Skin Color Effects Melanoma Survival

Caucasians found to have better skin cancer survival rates.

Despite Caucasians having a higher risk of skin cancer than the general population, a new study found that individuals with skin of color are less likely to survive the disease.

It is commonly believed among individuals with skin of color that they do not need to be concerned with developing melanoma, but a study published in the Journal of the American Academy of Dermatology found that this is a dangerous misconception.

“Everyone is at risk for skin cancer, regardless of race,” said study author Jeremy S. Bordeaux, MD, MPH, FAAD. “Patients with skin of color may believe they aren’t at risk, but that is not the case — and when they do get skin cancer, it may be especially deadly.”

For the study, researchers used the National Cancer Institute’s (NCI) Surveillance, Epidemiology and End Results database to examine nearly 97,000 individuals diagnosed with melanoma from 1992 to 2009.

The results of the study showed that although the Caucasian patients had the highest rate of melanoma incidence, they also had the best overall survival rate. This was followed by Hispanic patients and patients in the Asian American/Native America/Pacific Islander group.

When it came to African American patients, study results showed that they had the worst overall survival rate and were the group that was most likely to be diagnosed with melanoma in its advanced stages, when the disease is most difficult to treat.

Although the timing of diagnosis is a factor that affects this groups survival rates, it is not the only one. Findings showed that African American patients had the worst prognosis for every stage of melanoma.

The study authors stated that the differences in survival rates may be due to disparities in the timeliness of melanoma detection and treatment among the different races. Patients with skin of color may not seek medical attention for irregular spots on their skin because they don’t believe that they pose any sort of threat.

There also may be biologic differences in melanoma among patients with skin of color, which could result in more aggressive disease in these patients. To determine why the survival rates different among different ethnic groups, more research needs to be done.

However, in the meantime, individuals with skin of color should be aware of their skin cancer risk, researchers stated.

“Because skin cancer can affect anyone, everyone should be proactive about skin cancer prevention and detection,” Bordeaux said. “Don’t let this potentially deadly disease sneak up on you because you don’t think it can happen to you.”

Regardless of skin color, everyone should take steps to protect themselves from ultraviolet radiation exposure. The American Academy of Dermatology recommends that individuals wear protective clothing, use a broad-spectrum water-resistant sunscreen with an SPF of 30 or higher, and seek shade.

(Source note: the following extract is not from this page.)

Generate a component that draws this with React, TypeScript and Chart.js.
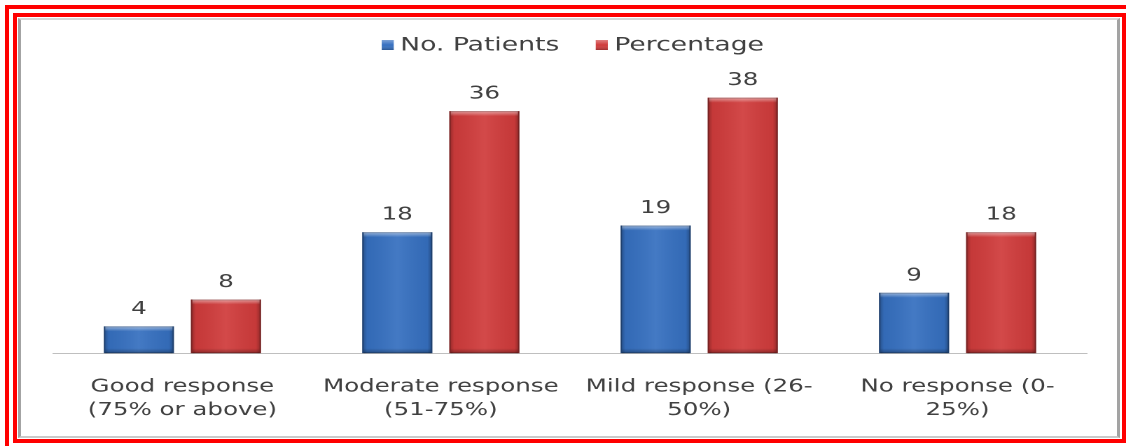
import React, { useEffect, useRef } from "react";
import { Chart, registerables } from "chart.js";

Chart.register(...registerables);

// Response categories (two-line axis labels)
const categories: string[][] = [
  ["Good response", "(75% or above)"],
  ["Moderate response", "(51-75%)"],
  ["Mild response (26-", "50%)"],
  ["No response (0-", "25%)"],
];

// Series values
const patients: number[] = [4, 18, 19, 9];
const percentage: number[] = [8, 36, 38, 18];

const seriesNames: string[] = ["No. Patients", "Percentage"];
const seriesColors: string[] = ["#3670c0", "#d03c3c"];

// The chart is laid out on a narrower canvas and widened horizontally,
// giving the broad lettering and bar shapes of the original graphic.
const CANVAS_W = 804;
const CANVAS_H = 446;
const STRETCH = 1126 / CANVAS_W;

const FONT = "'DejaVu Sans', sans-serif";
const TEXT = "#404040";

// Bevelled bar look + value labels above each bar
const bevelAndValues = {
  id: "bevelAndValues",
  afterDatasetsDraw(chart: any) {
    const ctx: CanvasRenderingContext2D = chart.ctx;
    chart.data.datasets.forEach((ds: any, di: number) => {
      const meta = chart.getDatasetMeta(di);
      meta.data.forEach((el: any, i: number) => {
        const { x, y, base, width } = el.getProps(["x", "y", "base", "width"], true);
        const l = x - width / 2;
        const r = x + width / 2;
        const t = Math.min(y, base);
        const b = Math.max(y, base);
        const h = b - t;
        ctx.save();

        // side shading: darker edges, lighter middle
        const sg = ctx.createLinearGradient(l, 0, r, 0);
        sg.addColorStop(0, "rgba(0,0,0,0.30)");
        sg.addColorStop(0.07, "rgba(0,0,0,0.05)");
        sg.addColorStop(0.5, "rgba(255,255,255,0.07)");
        sg.addColorStop(0.93, "rgba(0,0,0,0.05)");
        sg.addColorStop(1, "rgba(0,0,0,0.32)");
        ctx.fillStyle = sg;
        ctx.fillRect(l, t, width, h);

        // top bevel highlight
        const bev = Math.min(5, h / 2);
        const tg = ctx.createLinearGradient(0, t, 0, t + bev);
        tg.addColorStop(0, "rgba(255,255,255,0.5)");
        tg.addColorStop(1, "rgba(255,255,255,0)");
        ctx.fillStyle = tg;
        ctx.fillRect(l + 1, t, width - 2, bev);

        // bottom bevel shade
        const bg = ctx.createLinearGradient(0, b - bev, 0, b);
        bg.addColorStop(0, "rgba(0,0,0,0)");
        bg.addColorStop(1, "rgba(0,0,0,0.30)");
        ctx.fillStyle = bg;
        ctx.fillRect(l + 1, b - bev, width - 2, bev);

        ctx.strokeStyle = "rgba(0,0,0,0.22)";
        ctx.lineWidth = 1;
        ctx.strokeRect(l + 0.5, t + 0.5, width - 1, h - 1);

        // value label
        ctx.fillStyle = TEXT;
        ctx.font = `17.5px ${FONT}`;
        ctx.textAlign = "center";
        ctx.textBaseline = "middle";
        ctx.fillText(String(ds.data[i]), x, t - 17);
        ctx.restore();
      });
    });
  },
};

// Compact legend: small square swatch tight against its label, centred over the plot
const compactLegend = {
  id: "compactLegend",
  afterDraw(chart: any) {
    const ctx: CanvasRenderingContext2D = chart.ctx;
    const area = chart.chartArea;
    const boxW = 8.6;
    const boxH = 10;
    const gap = 4.6;
    const itemGap = 26;
    const baseline = 50.5;
    ctx.save();
    ctx.font = `19px ${FONT}`;
    const items = chart.data.datasets.map((ds: any) => ({
      text: ds.label as string,
      color: ds.backgroundColor as string,
      w: ctx.measureText(ds.label).width,
    }));
    const total =
      items.reduce((s: number, it: any) => s + boxW + gap + it.w, 0) + itemGap * (items.length - 1);
    let x = (area.left + area.right) / 2 + 2 - total / 2;
    items.forEach((it: any) => {
      const top = 40;
      ctx.fillStyle = it.color;
      ctx.fillRect(x, top, boxW, boxH);
      const g = ctx.createLinearGradient(0, top, 0, top + boxH);
      g.addColorStop(0, "rgba(255,255,255,0.35)");
      g.addColorStop(0.5, "rgba(255,255,255,0)");
      g.addColorStop(1, "rgba(0,0,0,0.25)");
      ctx.fillStyle = g;
      ctx.fillRect(x, top, boxW, boxH);
      x += boxW + gap;
      ctx.fillStyle = TEXT;
      ctx.textAlign = "left";
      ctx.textBaseline = "alphabetic";
      ctx.fillText(it.text, x, baseline);
      x += it.w + itemGap;
    });
    ctx.restore();
  },
};

export default function App() {
  const canvasRef = useRef<HTMLCanvasElement>(null);

  useEffect(() => {
    const canvas = canvasRef.current;
    if (!canvas) return;
    const chart = new Chart(canvas, {
      type: "bar",
      data: {
        labels: categories,
        datasets: [
          {
            label: seriesNames[0],
            data: patients,
            backgroundColor: seriesColors[0],
            borderWidth: 0,
            categoryPercentage: 0.674,
            barPercentage: 0.805,
          },
          {
            label: seriesNames[1],
            data: percentage,
            backgroundColor: seriesColors[1],
            borderWidth: 0,
            categoryPercentage: 0.674,
            barPercentage: 0.805,
          },
        ],
      },
      options: {
        responsive: false,
        animation: false,
        devicePixelRatio: 2,
        layout: { padding: { left: 38, right: 28, top: 66.75, bottom: 9.5 } },
        plugins: {
          legend: { display: false },
          tooltip: { enabled: false },
        },
        scales: {
          x: {
            grid: { display: false },
            border: { display: true, color: "#bfbfbf", width: 1 },
            ticks: {
              color: TEXT,
              font: { family: FONT, size: 17.5, lineHeight: 1.35 },
              padding: 14,
              maxRotation: 0,
              autoSkip: false,
            },
          },
          y: {
            display: false,
            min: 0,
            max: 42.6,
          },
        },
      },
      plugins: [bevelAndValues, compactLegend],
    });
    return () => chart.destroy();
  }, []);

  return (
    <div
      style={{
        position: "fixed",
        left: 0,
        top: 0,
        width: 1126,
        height: 446,
        background: "#ffffff",
        overflow: "hidden",
      }}
    >
      {/* outer red frame */}
      <div
        style={{
          position: "absolute",
          left: 5,
          top: 5,
          width: 1200,
          height: 500,
          boxSizing: "border-box",
          border: "4px solid #ff0000",
        }}
      />
      {/* inner red frame */}
      <div
        style={{
          position: "absolute",
          left: 13,
          top: 13,
          width: 1113,
          height: 430,
          boxSizing: "border-box",
          border: "4px solid #ff0000",
        }}
      />
      {/* chart panel border */}
      <div
        style={{
          position: "absolute",
          left: 18,
          top: 18,
          width: 1102,
          height: 420,
          boxSizing: "border-box",
          borderLeft: "3px solid #a3a3a3",
          borderRight: "3px solid #a3a3a3",
          borderTop: "2px solid #d6d6d6",
          borderBottom: "2px solid #cacaca",
          background: "#ffffff",
        }}
      />
      <canvas
        ref={canvasRef}
        width={CANVAS_W}
        height={CANVAS_H}
        style={{
          position: "absolute",
          left: 0,
          top: 0,
          display: "block",
          transform: `scaleX(${STRETCH})`,
          transformOrigin: "0 0",
        }}
      />
    </div>
  );
}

Authors stressed that although sun protection is important for everyone, people with skin of color are more prone to skin cancer in areas that are not commonly exposed to the sun, such as the palms of hands and the soles of feet. These individuals should be particularly careful to examine hard-to-see areas when they are monitoring their skin for signs of skin cancer.

“Skin cancer is most treatable when detected early, so everyone should regularly examine their skin for new or suspicious spots,” Bordeaux said. “If you notice any spots that are different from the others, or anything changing, itching, or bleeding on your skin, make an appointment to see a board-certified dermatologist.”